Exercise directions>
Write out the entire listing below exactly, with the pictures left out.

Dataset extract>
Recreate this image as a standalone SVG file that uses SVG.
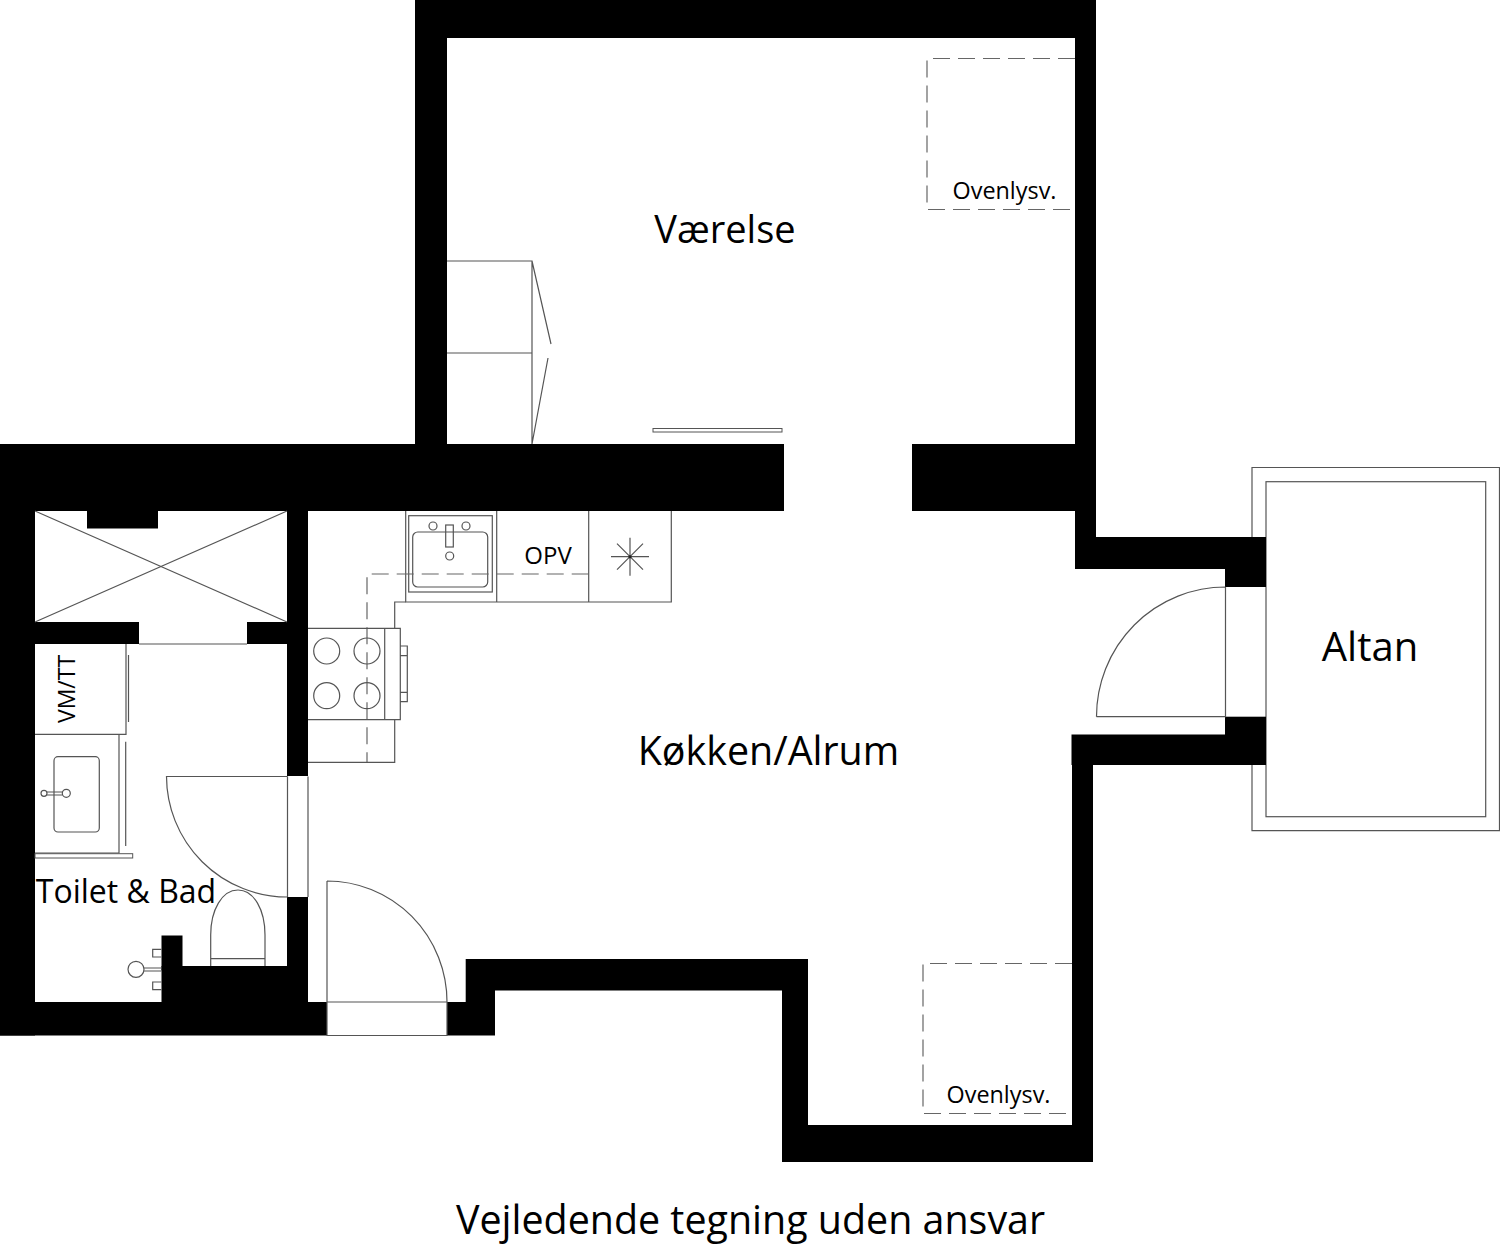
<svg xmlns="http://www.w3.org/2000/svg" width="1500" height="1248" viewBox="0 0 1500 1248">
<style>
.w{fill:#000}
.l{fill:none;stroke:#555;stroke-width:1.2}
.d{fill:none;stroke:#666;stroke-width:1.2;stroke-dasharray:17 8}
text{font-family:"Open Sans","Noto Sans",sans-serif;fill:#000}
</style>
<rect width="1500" height="1248" fill="#fff"/>
<g id="altan">
<path class="l" d="M1252 537V467.500H1499.500V830.700H1252V765"/>
<rect class="l" x="1266" y="481.700" width="219.700" height="335"/>
<text x="1370" y="661" font-size="40" text-anchor="middle">Altan</text>
</g>
<g id="walls">
<rect class="w" x="415" y="0" width="681" height="38"/>
<rect class="w" x="415" y="0" width="32" height="500"/>
<rect class="w" x="1075" y="0" width="21" height="569"/>
<rect class="w" x="912" y="444" width="184" height="67"/>
<rect class="w" x="1075" y="537" width="191" height="32"/>
<rect class="w" x="1225" y="537" width="41" height="50"/>
<rect class="w" x="1071.500" y="734.500" width="194.500" height="30.500"/>
<rect class="w" x="1225" y="716.700" width="41" height="48"/>
<rect class="w" x="0" y="444" width="784" height="67"/>
<rect class="w" x="0" y="444" width="35" height="591.500"/>
<rect class="w" x="0" y="1002" width="327" height="33.500"/>
<rect class="w" x="287" y="500" width="21" height="276"/>
<rect class="w" x="287" y="897" width="21" height="105"/>
<rect class="w" x="87" y="511" width="71" height="17.500"/>
<rect class="w" x="35" y="622" width="104" height="22"/>
<rect class="w" x="247" y="622" width="40" height="22"/>
<rect class="w" x="161.500" y="966" width="146" height="40"/>
<rect class="w" x="161.500" y="935.500" width="21" height="35"/>
<path class="w" d="M465.700 959H808V1125H1072V735H1093V1162H782V990.500H495V1035.500H447V1002H465.700Z"/>
</g>
<g id="vaerelse">
<path class="l" d="M447 261H532V444M447 353H532M532 261L551 344M548 358L532 444"/>
<rect x="653" y="428.500" width="129" height="3.500" fill="#fff" stroke="#555"/>
<path class="d" d="M1075 58.500H927V209.500H1075"/>
<text x="725" y="243" font-size="38" text-anchor="middle">Værelse</text>
<text x="1004.500" y="198.500" font-size="23.400" text-anchor="middle">Ovenlysv.</text>
</g>
<g id="kitchen">
<path class="l" d="M405.700 511V602H671.300V511M496.700 511V602M588.700 511V602"/>
<rect class="l" x="408.700" y="515.700" width="83.600" height="76.300"/>
<rect class="l" x="412.700" y="532" width="75" height="55" rx="5"/>
<rect class="l" x="445.700" y="525" width="7.600" height="22"/>
<circle class="l" cx="433" cy="526" r="4"/><circle class="l" cx="466" cy="526" r="4"/><circle class="l" cx="449.700" cy="556" r="4"/>
<path class="d" d="M588.700 574H367V762"/>
<text x="548" y="564" font-size="24" text-anchor="middle">OPV</text>
<path class="l" d="M611 556.700H649M630 537.700V575.700M617 543.700L643 569.700M617 569.700L643 543.700"/>
<circle cx="630" cy="556.700" r="1.500" fill="#222"/>
<path class="l" d="M405.700 602H394.700V628.300M308 628.300H400.300V719.700H308M308 762.300H394.700V719.700M384.700 628.300V719.700M400.300 646H407.300V701.700H400.300M400.300 655.700H407.300M400.300 692.300H407.300"/>
<circle class="l" cx="326.700" cy="651" r="13"/><circle class="l" cx="367" cy="651" r="13"/>
<circle class="l" cx="326.700" cy="695.700" r="13"/><circle class="l" cx="367" cy="695.700" r="13"/>
<text x="768.500" y="765" font-size="39.400" text-anchor="middle">Køkken/Alrum</text>
</g>
<g id="bath">
<path class="l" d="M35 622L287 511M35 511L287 622"/>
<path class="l" d="M139 644H247"/>
<path class="l" d="M126 644V734.300H35M128.500 655V722M119 734.300V853H35M125.700 741.700V846"/>
<rect class="l" x="54" y="756.700" width="45.300" height="75.300" rx="4"/>
<circle class="l" cx="44" cy="793.300" r="3"/>
<circle class="l" cx="66.300" cy="793.300" r="4"/>
<path class="l" d="M47 792H62.500M47 795H62.500"/>
<rect x="35" y="853.700" width="97.700" height="4.300" fill="#fff" stroke="#555"/>
<text transform="translate(75 689) rotate(-90)" font-size="23" text-anchor="middle">VM/TT</text>
<text x="126" y="903" font-size="32" text-anchor="middle">Toilet &amp; Bad</text>
<path class="l" d="M287.500 776.500H166.500A121 121 0 0 0 287.500 897"/>
<path class="l" d="M287.500 776.500V897M308 776.500V897"/>
<path class="l" d="M210.700 966V935C210.700 910 222 890 238 890C254 890 265 910 265 935V966M210.700 958.700H265"/>
<circle class="l" cx="136" cy="969.300" r="8"/>
<path class="l" d="M144 968H161.500M144 971H161.500M161.500 949.300H152.700V957H161.500M161.500 982H152.700V989.700H161.500"/>
</g>
<g id="entry">
<path class="l" d="M327 881V1002H447M327 881A120 121 0 0 1 447 1002"/>
<path class="l" d="M327 1002V1035.500H447V1002"/>
</g>
<g id="balcony-door">
<path class="l" d="M1225.500 587V716.700H1096.500M1225.500 587A129 129.700 0 0 0 1096.500 716.700"/>
</g>
<g id="skylight-s">
<path class="d" d="M1072 963.500H923V1113.500H1072"/>
<text x="998.500" y="1103" font-size="23.400" text-anchor="middle">Ovenlysv.</text>
</g>
<text id="note" x="750.500" y="1234" font-size="39.400" text-anchor="middle">Vejledende tegning uden ansvar</text>
</svg>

Final result>
Recreate this image as a standalone SVG file that uses SVG.
<svg xmlns="http://www.w3.org/2000/svg" width="1500" height="1248" viewBox="0 0 1500 1248">
<style>
.w{fill:#000}
.l{fill:none;stroke:#555;stroke-width:1.2}
.d{fill:none;stroke:#666;stroke-width:1.2;stroke-dasharray:17 8}
text{font-family:"Open Sans","Noto Sans",sans-serif;fill:#000}
</style>
<rect width="1500" height="1248" fill="#fff"/>
<g id="altan">
<path class="l" d="M1252 537V467.500H1499.500V830.700H1252V765"/>
<rect class="l" x="1266" y="481.700" width="219.700" height="335"/>
<text x="1370" y="661" font-size="40" text-anchor="middle">Altan</text>
</g>
<g id="walls">
<rect class="w" x="415" y="0" width="681" height="38"/>
<rect class="w" x="415" y="0" width="32" height="500"/>
<rect class="w" x="1075" y="0" width="21" height="569"/>
<rect class="w" x="912" y="444" width="184" height="67"/>
<rect class="w" x="1075" y="537" width="191" height="32"/>
<rect class="w" x="1225" y="537" width="41" height="50"/>
<rect class="w" x="1071.500" y="734.500" width="194.500" height="30.500"/>
<rect class="w" x="1225" y="716.700" width="41" height="48"/>
<rect class="w" x="0" y="444" width="784" height="67"/>
<rect class="w" x="0" y="444" width="35" height="591.500"/>
<rect class="w" x="0" y="1002" width="327" height="33.500"/>
<rect class="w" x="287" y="500" width="21" height="276"/>
<rect class="w" x="287" y="897" width="21" height="105"/>
<rect class="w" x="87" y="511" width="71" height="17.500"/>
<rect class="w" x="35" y="622" width="104" height="22"/>
<rect class="w" x="247" y="622" width="40" height="22"/>
<rect class="w" x="161.500" y="966" width="146" height="40"/>
<rect class="w" x="161.500" y="935.500" width="21" height="35"/>
<path class="w" d="M465.700 959H808V1125H1072V735H1093V1162H782V990.500H495V1035.500H447V1002H465.700Z"/>
</g>
<g id="vaerelse">
<path class="l" d="M447 261H532V444M447 353H532M532 261L551 344M548 358L532 444"/>
<rect x="653" y="428.500" width="129" height="3.500" fill="#fff" stroke="#555"/>
<path class="d" d="M1075 58.500H927V209.500H1075"/>
<text x="725" y="243" font-size="38" text-anchor="middle">Værelse</text>
<text x="1004.500" y="198.500" font-size="23.400" text-anchor="middle">Ovenlysv.</text>
</g>
<g id="kitchen">
<path class="l" d="M405.700 511V602H671.300V511M496.700 511V602M588.700 511V602"/>
<rect class="l" x="408.700" y="515.700" width="83.600" height="76.300"/>
<rect class="l" x="412.700" y="532" width="75" height="55" rx="5"/>
<rect class="l" x="445.700" y="525" width="7.600" height="22"/>
<circle class="l" cx="433" cy="526" r="4"/><circle class="l" cx="466" cy="526" r="4"/><circle class="l" cx="449.700" cy="556" r="4"/>
<path class="d" d="M588.700 574H367V762"/>
<text x="548" y="564" font-size="24" text-anchor="middle">OPV</text>
<path class="l" d="M611 556.700H649M630 537.700V575.700M617 543.700L643 569.700M617 569.700L643 543.700"/>
<circle cx="630" cy="556.700" r="1.500" fill="#222"/>
<path class="l" d="M405.700 602H394.700V628.300M308 628.300H400.300V719.700H308M308 762.300H394.700V719.700M384.700 628.300V719.700M400.300 646H407.300V701.700H400.300M400.300 655.700H407.300M400.300 692.300H407.300"/>
<circle class="l" cx="326.700" cy="651" r="13"/><circle class="l" cx="367" cy="651" r="13"/>
<circle class="l" cx="326.700" cy="695.700" r="13"/><circle class="l" cx="367" cy="695.700" r="13"/>
<text x="768.500" y="765" font-size="39.400" text-anchor="middle">Køkken/Alrum</text>
</g>
<g id="bath">
<path class="l" d="M35 622L287 511M35 511L287 622"/>
<path class="l" d="M139 644H247"/>
<path class="l" d="M126 644V734.300H35M128.500 655V722M119 734.300V853H35M125.700 741.700V846"/>
<rect class="l" x="54" y="756.700" width="45.300" height="75.300" rx="4"/>
<circle class="l" cx="44" cy="793.300" r="3"/>
<circle class="l" cx="66.300" cy="793.300" r="4"/>
<path class="l" d="M47 792H62.500M47 795H62.500"/>
<rect x="35" y="853.700" width="97.700" height="4.300" fill="#fff" stroke="#555"/>
<text transform="translate(75 689) rotate(-90)" font-size="23" text-anchor="middle">VM/TT</text>
<text x="126" y="903" font-size="32" text-anchor="middle">Toilet &amp; Bad</text>
<path class="l" d="M287.500 776.500H166.500A121 121 0 0 0 287.500 897"/>
<path class="l" d="M287.500 776.500V897M308 776.500V897"/>
<path class="l" d="M210.700 966V935C210.700 910 222 890 238 890C254 890 265 910 265 935V966M210.700 958.700H265"/>
<circle class="l" cx="136" cy="969.300" r="8"/>
<path class="l" d="M144 968H161.500M144 971H161.500M161.500 949.300H152.700V957H161.500M161.500 982H152.700V989.700H161.500"/>
</g>
<g id="entry">
<path class="l" d="M327 881V1002H447M327 881A120 121 0 0 1 447 1002"/>
<path class="l" d="M327 1002V1035.500H447V1002"/>
</g>
<g id="balcony-door">
<path class="l" d="M1225.500 587V716.700H1096.500M1225.500 587A129 129.700 0 0 0 1096.500 716.700"/>
</g>
<g id="skylight-s">
<path class="d" d="M1072 963.500H923V1113.500H1072"/>
<text x="998.500" y="1103" font-size="23.400" text-anchor="middle">Ovenlysv.</text>
</g>
<text id="note" x="750.500" y="1234" font-size="39.400" text-anchor="middle">Vejledende tegning uden ansvar</text>
</svg>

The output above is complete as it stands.